球場前にはジャイアンツグッズの売店はあったが、飲食物関係の売店は無し。球場周辺にも店舗は全く無い。昼食はどうしようかと思いつつ場内に入ると、幸い中に売店があった。そこでハムサンドと肉じゃがコロッケパンを買った。代金は399円であった。球場内の売店で外税方式というのは珍しい。

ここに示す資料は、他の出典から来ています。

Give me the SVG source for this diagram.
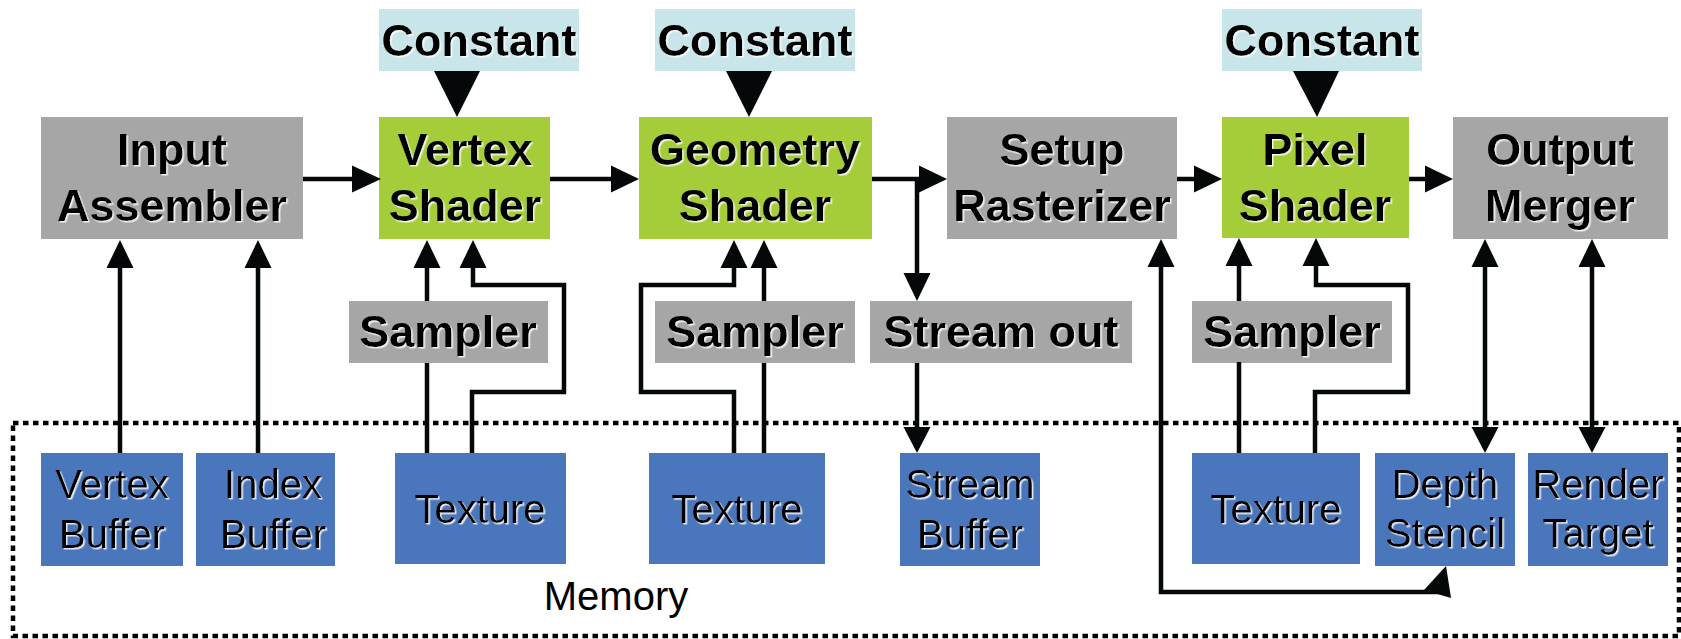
<svg xmlns="http://www.w3.org/2000/svg" width="1681" height="639" viewBox="0 0 1681 639">
<defs>
<style>
.gray{fill:#a6a6a6}
.green{fill:#a5cd39}
.cst{fill:#c8e6ea}
.mem{fill:#4a76bb}
.b{font-family:"Liberation Sans",Arial,sans-serif;font-weight:bold;font-size:45px;fill:#000;text-anchor:middle;filter:url(#sh)}
.r{font-family:"Liberation Sans",Arial,sans-serif;font-size:40px;fill:#000;text-anchor:middle;filter:url(#sh)}
.ln{fill:none;stroke:#050808;stroke-width:4.5;stroke-linejoin:miter}
.ah{fill:#050808}
</style>
<filter id="sh" x="-5%" y="-10%" width="110%" height="125%">
<feDropShadow dx="1.5" dy="1.5" stdDeviation="0.2" flood-color="#ffffff" flood-opacity="0.85"/>
</filter>
</defs>
<rect width="1681" height="639" fill="#ffffff"/>

<g id="memory">
<rect x="13" y="423" width="1666" height="213" fill="none" stroke="#000" stroke-width="4.5" stroke-dasharray="5.5 4.5"/>
<text class="r" x="616" y="610" style="filter:none">Memory</text>
</g>

<g id="constant1"><rect class="cst" x="379" y="9" width="200" height="62"/><text class="b" x="479" y="56">Constant</text></g>
<g id="constant2"><rect class="cst" x="655" y="9" width="200" height="62"/><text class="b" x="755" y="56">Constant</text></g>
<g id="constant3"><rect class="cst" x="1222" y="9" width="200" height="62"/><text class="b" x="1322" y="56">Constant</text></g>

<g id="input-assembler"><rect class="gray" x="41" y="117" width="262" height="122"/><text class="b" x="172" y="165">Input</text><text class="b" x="172" y="221">Assembler</text></g>
<g id="vertex-shader"><rect class="green" x="379" y="117" width="171" height="122"/><text class="b" x="465" y="165">Vertex</text><text class="b" x="465" y="221">Shader</text></g>
<g id="geometry-shader"><rect class="green" x="639" y="117" width="233" height="122"/><text class="b" x="755" y="165">Geometry</text><text class="b" x="755" y="221">Shader</text></g>
<g id="setup-rasterizer"><rect class="gray" x="947" y="117" width="230" height="122"/><text class="b" x="1062" y="165">Setup</text><text class="b" x="1062" y="221">Rasterizer</text></g>
<g id="pixel-shader"><rect class="green" x="1222" y="117" width="187" height="121"/><text class="b" x="1315" y="165">Pixel</text><text class="b" x="1315" y="221">Shader</text></g>
<g id="output-merger"><rect class="gray" x="1453" y="117" width="215" height="122"/><text class="b" x="1560" y="165">Output</text><text class="b" x="1560" y="221">Merger</text></g>

<g id="sampler1"><rect class="gray" x="349" y="301" width="199" height="62"/><text class="b" x="448" y="347">Sampler</text></g>
<g id="sampler2"><rect class="gray" x="655" y="301" width="200" height="62"/><text class="b" x="755" y="347">Sampler</text></g>
<g id="stream-out"><rect class="gray" x="870" y="301" width="262" height="62"/><text class="b" x="1001" y="347">Stream out</text></g>
<g id="sampler3"><rect class="gray" x="1192" y="301" width="200" height="62"/><text class="b" x="1292" y="347">Sampler</text></g>

<g id="vertex-buffer"><rect class="mem" x="41" y="453" width="142" height="113"/><text class="r" x="112" y="498">Vertex</text><text class="r" x="112" y="548">Buffer</text></g>
<g id="index-buffer"><rect class="mem" x="196" y="453" width="139" height="113"/><text class="r" x="273" y="498">Index</text><text class="r" x="273" y="548">Buffer</text></g>
<g id="texture1"><rect class="mem" x="395" y="453" width="171" height="111"/><text class="r" x="480" y="523">Texture</text></g>
<g id="texture2"><rect class="mem" x="649" y="453" width="176" height="111"/><text class="r" x="737" y="523">Texture</text></g>
<g id="stream-buffer"><rect class="mem" x="900" y="453" width="140" height="113"/><text class="r" x="970" y="498">Stream</text><text class="r" x="970" y="548">Buffer</text></g>
<g id="texture3"><rect class="mem" x="1192" y="453" width="168" height="111"/><text class="r" x="1276" y="523">Texture</text></g>
<g id="depth-stencil"><rect class="mem" x="1375" y="453" width="140" height="113"/><text class="r" x="1445" y="498">Depth</text><text class="r" x="1445" y="547">Stencil</text></g>
<g id="render-target"><rect class="mem" x="1528" y="453" width="140" height="113"/><text class="r" x="1598" y="498">Render</text><text class="r" x="1598" y="547">Target</text></g>

<g id="connectors">
<polygon class="ah" points="434,71 480,71 457,117"/>
<polygon class="ah" points="726,71 772,71 749,117"/>
<polygon class="ah" points="1293,71 1339,71 1317,117"/>
<path class="ln" d="M303,179H354"/><polygon class="ah" points="352,165.5 381,179 352,192.5"/>
<path class="ln" d="M550,179H613"/><polygon class="ah" points="611,165.5 639,179 611,192.5"/>
<path class="ln" d="M872,179H921 M917,179V275"/><polygon class="ah" points="919,165.5 947,179 919,192.5"/>
<polygon class="ah" points="903.5,273 930.5,273 917,301"/>
<path class="ln" d="M1177,179H1196"/><polygon class="ah" points="1194,165.5 1222,179 1194,192.5"/>
<path class="ln" d="M1409,179H1427"/><polygon class="ah" points="1425,165.5 1453,179 1425,192.5"/>
<path class="ln" d="M120,453V265"/><polygon class="ah" points="106.5,268 133.5,268 120,240"/>
<path class="ln" d="M258,453V265"/><polygon class="ah" points="244.5,268 271.5,268 258,240"/>
<path class="ln" d="M427,301V265 M427,453V363"/><polygon class="ah" points="413.5,268 440.5,268 427,240"/>
<path class="ln" d="M472,453V392H564V285H473V265"/><polygon class="ah" points="459.5,268 486.5,268 473,240"/>
<path class="ln" d="M764,301V265 M764,453V363"/><polygon class="ah" points="750.5,268 777.5,268 764,240"/>
<path class="ln" d="M734,453V392H641V285H734V265"/><polygon class="ah" points="720.5,268 747.5,268 734,240"/>
<path class="ln" d="M917,363V429"/><polygon class="ah" points="903.5,427 930.5,427 917,453"/>
<path class="ln" d="M1161,265V592H1440"/><polygon class="ah" points="1147.5,267 1174.5,267 1161,239"/>
<polygon class="ah" points="1424,590 1446,566 1451,598"/>
<path class="ln" d="M1239,301V265 M1239,453V362"/><polygon class="ah" points="1225.5,266 1252.5,266 1239,238"/>
<path class="ln" d="M1315,453V392H1408V285H1316V265"/><polygon class="ah" points="1302.5,266 1329.5,266 1316,238"/>
<path class="ln" d="M1485,265V429"/><polygon class="ah" points="1471.5,267 1498.5,267 1485,239"/><polygon class="ah" points="1471.5,427 1498.5,427 1485,453"/>
<path class="ln" d="M1592,265V429"/><polygon class="ah" points="1578.5,267 1605.5,267 1592,239"/><polygon class="ah" points="1578.5,427 1605.5,427 1592,453"/>
</g>
</svg>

他には、おにぎり300円、おにぎり弁当500円、天ぷらうどん500円、おでん500円、やきそば300円、お菓子100円、ビール・チューハイ・日本酒各300円、清涼飲料水(ペットボトル)200円などが売られていた。ちなみに球場前に清涼飲料水の自販機があり、そちらはペットボトル150円、缶120円だったので、それらは外で買ったほうがいいだろう。

場外のグッズ売り場 場内の売店

佐藤池球場は1986年11月30日完成(開場は翌年5月)。照明設備は無く、両翼92m、中堅120mと比較的新しい球場のわりにはグラウンドサイズが小さい。スコアボードはバックスクリーンと一体型の手書きで、だいぶ錆びが出ていた。またポジション表記が漢字なのが珍しい。

竣工当時の写真を見ると、バックネット前のグラウンド上に「KASHIWAZAKI」と書かれていたようだが、それらの文字は撤去されてしまったようだ。なおブルペンはスタンド下とファールグラウンド内の2ヶ所にあった。

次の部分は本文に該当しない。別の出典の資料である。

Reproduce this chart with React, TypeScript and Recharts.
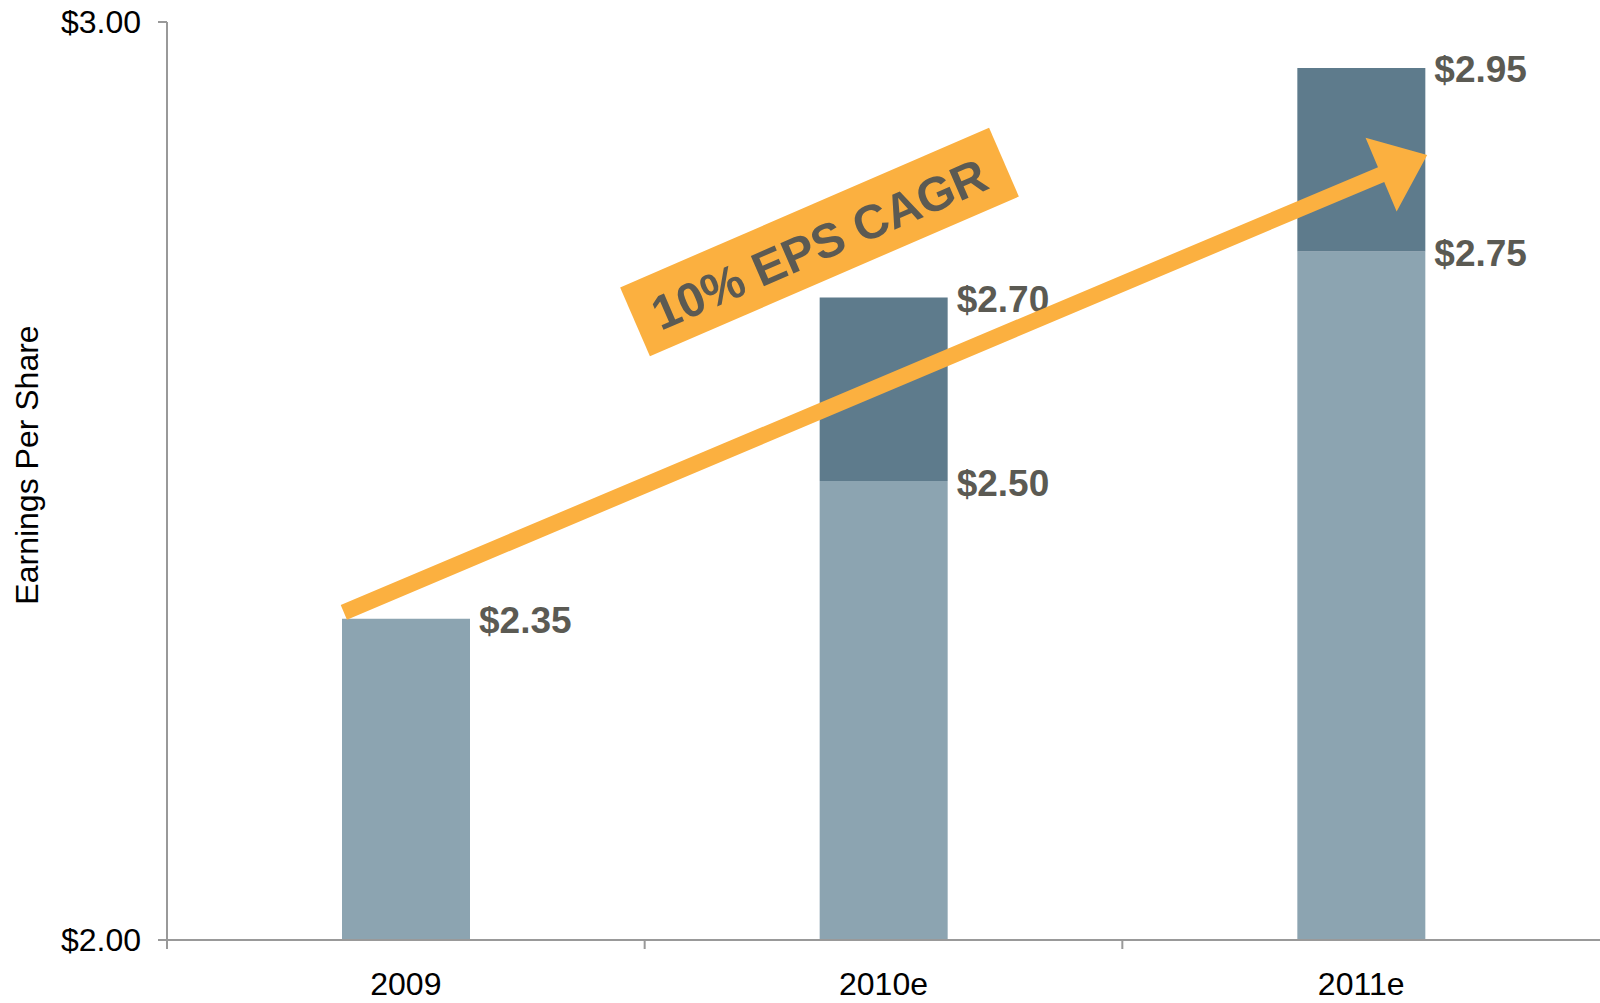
import React from 'react';
import { BarChart, Bar, XAxis, YAxis, LabelList, Label } from 'recharts';

const categories = ['2009', '2010e', '2011e'];
const baseEps = [2.35, 2.5, 2.75];
const highEps: (number | null)[] = [null, 2.7, 2.95];
const yTicks = [2, 3];
const yDomain: [number, number] = [2, 3];

const W = 1600;
const H = 1003;
const PLOT_LEFT = 167;
const PLOT_TOP = 22;
const X_AXIS_H = 63;
const PLOT_BOTTOM = H - X_AXIS_H;
const BAND = (W - PLOT_LEFT) / categories.length;

const FONT = '"Liberation Sans", Arial, sans-serif';
const LIGHT = '#8CA4B1';
const DARK = '#5E7B8C';
const ORANGE = '#FBB040';
const LABEL = '#5B5A53';
const AXIS = '#999999';

const data = categories.map((name, i) => ({
  name,
  base: baseEps[i],
  upside: highEps[i] == null ? null : +((highEps[i] as number) - baseEps[i]).toFixed(2),
  total: highEps[i],
}));

const yPx = (v: number) =>
  PLOT_BOTTOM - ((v - yDomain[0]) / (yDomain[1] - yDomain[0])) * (PLOT_BOTTOM - PLOT_TOP);

const ValueLabel = (props: any) => {
  const v = props.value;
  if (v == null) return null;
  const vb = props.viewBox ?? props;
  const x = Number(vb.x) + Number(vb.width) + 9;
  const y = Number(vb.y) + 2;
  return (
    <text x={x} y={y} fill={LABEL} fontSize={37} fontWeight="bold" fontFamily={FONT} dominantBaseline="central">
      ${Number(v).toFixed(2)}
    </text>
  );
};

const CategoryTick = (props: any) => {
  const { x, y, payload } = props;
  const edge = x - BAND / 2;
  return (
    <g>
      <line x1={edge} x2={edge} y1={y - 8} y2={y + 1} stroke={AXIS} strokeWidth={2} />
      <text x={x} y={y + 47} textAnchor="middle" fill="#000" fontSize={32} fontFamily={FONT}>
        {payload.value}
      </text>
    </g>
  );
};

const YTitle = (props: any) => {
  const vb = props.viewBox;
  const cy = vb.y + vb.height / 2 - 16;
  return (
    <text
      x={27}
      y={cy}
      transform={`rotate(-90, 27, ${cy})`}
      textAnchor="middle"
      dominantBaseline="central"
      fontSize={32}
      fontFamily={FONT}
      fill="#000"
    >
      Earnings Per Share
    </text>
  );
};

// arrow from the left edge of the first bar to the right edge of the last one
const arrowStart = { x: PLOT_LEFT + BAND / 2 - 62, y: yPx(2.357) };
const arrowTip = { x: PLOT_LEFT + BAND * 2.5 + 66, y: yPx(2.855) };

const arrowPoints = () => {
  const dx = arrowTip.x - arrowStart.x;
  const dy = arrowTip.y - arrowStart.y;
  const len = Math.hypot(dx, dy);
  const ux = dx / len, uy = dy / len;
  const nx = -uy, ny = ux;
  const headLen = 50, headHalf = 40, shaft = 8;
  const bx = arrowTip.x - ux * headLen, by = arrowTip.y - uy * headLen;
  const pts = [
    [arrowStart.x + nx * shaft, arrowStart.y + ny * shaft],
    [bx + nx * shaft, by + ny * shaft],
    [bx + nx * headHalf, by + ny * headHalf],
    [arrowTip.x, arrowTip.y],
    [bx - nx * headHalf, by - ny * headHalf],
    [bx - nx * shaft, by - ny * shaft],
    [arrowStart.x - nx * shaft, arrowStart.y - ny * shaft],
  ];
  return pts.map((p) => p.join(',')).join(' ');
};

export default function App() {
  return (
    <div style={{ position: 'absolute', left: 0, top: 0, width: W, height: H, background: '#fff' }}>
      <BarChart width={W} height={H} data={data} margin={{ top: PLOT_TOP, right: 0, bottom: 0, left: 0 }}>
        <XAxis
          dataKey="name"
          height={X_AXIS_H}
          interval={0}
          axisLine={{ stroke: AXIS, strokeWidth: 2 }}
          tickLine={false}
          tickSize={8}
          tickMargin={0}
          tick={<CategoryTick />}
        />
        <YAxis
          type="number"
          domain={yDomain}
          ticks={yTicks}
          allowDataOverflow
          width={PLOT_LEFT}
          axisLine={{ stroke: AXIS, strokeWidth: 2 }}
          tickLine={{ stroke: AXIS, strokeWidth: 2 }}
          tickSize={9}
          tickMargin={17}
          tick={{ fill: '#000', fontSize: 32, fontFamily: FONT }}
          tickFormatter={(v: number) => `$${v.toFixed(2)}`}
        >
          <Label content={<YTitle />} />
        </YAxis>
        <Bar dataKey="base" stackId="eps" fill={LIGHT} barSize={128} isAnimationActive={false}>
          <LabelList dataKey="base" content={<ValueLabel />} />
        </Bar>
        <Bar dataKey="upside" stackId="eps" fill={DARK} barSize={128} isAnimationActive={false}>
          <LabelList dataKey="total" content={<ValueLabel />} />
        </Bar>
      </BarChart>
      <svg width={W} height={H} style={{ position: 'absolute', left: 0, top: 0, pointerEvents: 'none' }}>
        <polygon points={arrowPoints()} fill={ORANGE} />
        <g transform="translate(819.5,242) rotate(-23.4)">
          <rect x={-201} y={-37.5} width={402} height={75} fill={ORANGE} />
          <text x={-1} y={2} textAnchor="middle" dominantBaseline="central" fontSize={48} fontWeight="bold" fontFamily={FONT} fill={LABEL}>
            10% EPS CAGR
          </text>
        </g>
      </svg>
    </div>
  );
}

観客席は、内野はすべて長椅子で、ネット裏は黄色、その他の場所は青色に塗られていた。外野は芝生席。収容人員は、内野席6400人(立見、身障者席を含む)、外野席8600人の計15000人。

ネット裏から
   
一塁側から 三塁側から
   
スコアボード

この球場のエピソードとしては、こけら落としとして行なわれた1987年5月23日の南海−ロッテ戦が、日没のため「サスペンデッドゲーム」となり、後日平和台球場で再試合が行なわれたというのが一番有名であろう。


球場正面

さて、試合開始45分前になると、早々と先発バッテリーが発表された。巨人は西山−加藤、湘南は細見−新沼。地元新潟出身の加藤健一の名前がアナウンスされると、場内から拍手がおきた。

試合前のセレモニーとして、地元の少年野球選手から両軍監督に花束贈呈、サインボール投げ入れ、柏崎市長による始球式が行われたあと、13時にプレイボール。

試合は、4回表に湘南が4番新井潔の犠牲フライと、5番長見のタイムリーヒットで2点を先制。しかしその裏、巨人は4番渡辺の2点タイムリーヒットで同点にしたあと、さらに二死満塁のチャンスを作る。ここで地元の期待を背に受けた8番加藤が、ピッチャーを強襲しレフト前に転がるタイムリーヒットを放ち、一挙4点を奪い逆転した。

さらに巨人は7回裏、代わった小桧山、阿波野から4点を追加。8回表に湘南は6番宮内のタイムリーヒットなどで3点を返すが、8回裏には加藤が、地元へ錦を飾るホームランをレフト場外へ叩き出し、9−5で巨人が勝利を収めた。

 
阿波野投手(湘南)

なお、この日の観客の入りは、内野席は7〜8割だが外野席はパラパラという程度。ライトスタンドには「巨人軍新潟ファンクラブ」という旗を立てた応援団、レフトスタンドには、おなじみ「平塚爆星会」を含む湘南応援団が来ていた。

シーレックス応援団 ジャイアンツ応援団
   
巨人軍新潟ファンクラブ

またCSテレビの「NNN24」の中継用テレビカメラが3台(バックスクリーン横、一塁側スタンド上部、一塁側ベンチ脇)の他に、地元の「テレビ新潟」、「新潟テレビ21」のビデオカメラも来ていた。ローカルニュースででも取り上げるのだろうか。

試合後は再び茨目駅へ。下り(長岡方面)の列車の時刻(17時12分)までまだ時間があったので、一旦16時47分の上り(直江津方面)に乗って、柏崎まで行ってみた。このへんは「フリーきっぷ」の便利さである。柏崎で駅の外に出てみたが、特に見るべきものは無かったので17時8分の長岡行ですぐ折り返す。

柏崎駅

長岡では駅弁を買おうかと駅構内を物色したが、食指の動くものがなかった。新幹線の待ち時間が50分もあったので、駅を出て東口のダイエーへ行き幕の内弁当と酒を購入。18時42分の「Maxあさひ」に乗り、20時19分東京へ到着。

さて、JR東日本全線が乗れる「ウイークエンドフリーきっぷ」というのは2日間有効である。翌日は同カードが三条でも予定されていたが、久しぶりにデーゲームでロッテ戦が行われるので仙台に行くことにした。